Ottenuta la cagliata, si adagia nelle fuscelle di forma quadrata per far spurgare il siero. Il giorno seguente, il formaggio ottenuto viene salato a secco con sale marino e trasferito nel locale di stagionatura dove resterà dai 30 agli 80 giorni. Il formaggio così ottenuto ha la forma di una mattonella quadrata dalla crosta grinzosa e giallognola che racchiude una pasta morbida e compatta con lievi occhiature e un cuore di formaggio dalla cremosità sorprendente, e dal profumo ricco di sentori di carciofo e verdure di campo. Ecco perché non possiamo perderne la tradizione.

La Caciotta genuina romana P.A.T.: il tipico romano a pasta molle

Formaggio dalla produzione diffusa in tutti i luoghi della capitale e provincia, e particolarmente nelle province di Roma e Latina, con top della produzione nel comune di Trevignano Romano, la caciotta romana, inserita tra i Prodotti Prodotti agroalimentari tradizionali italiani, è nata in tempi più recenti in relazione allo sviluppo della catena del freddo e all’abbandono della pratica della transumanza, ma che mantiene ugualmente quel sapore deciso e in più fresco, che lo rende veramente versatile in cucina, mettendo d’accordo il palato di una fascia più ampia di consumatori.

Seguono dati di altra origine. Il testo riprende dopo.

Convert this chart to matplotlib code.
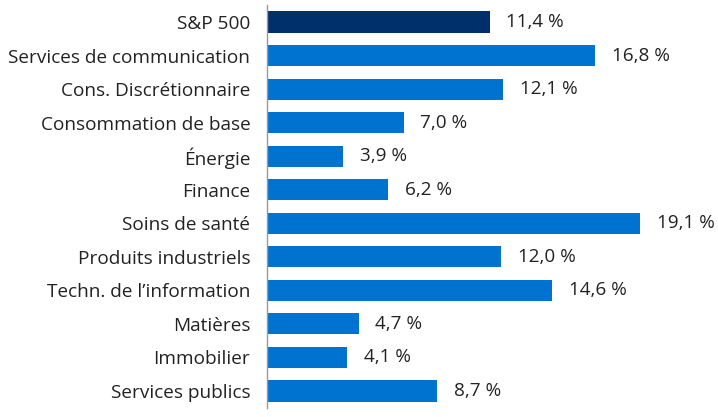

Si produce da novembre a giugno con pecore di razza Siciliana, Comisana e Sarda che vengono lasciate rigorosamente libere al pascolo. Dopo la sola salatura del prodotto  si ottiene il “Primosale”, dal colore bianco paglierino e dal sapore delicato che può essere consumato fresco, oppure il formaggio può essere lasciato maturare e stagionare per 40 giorni.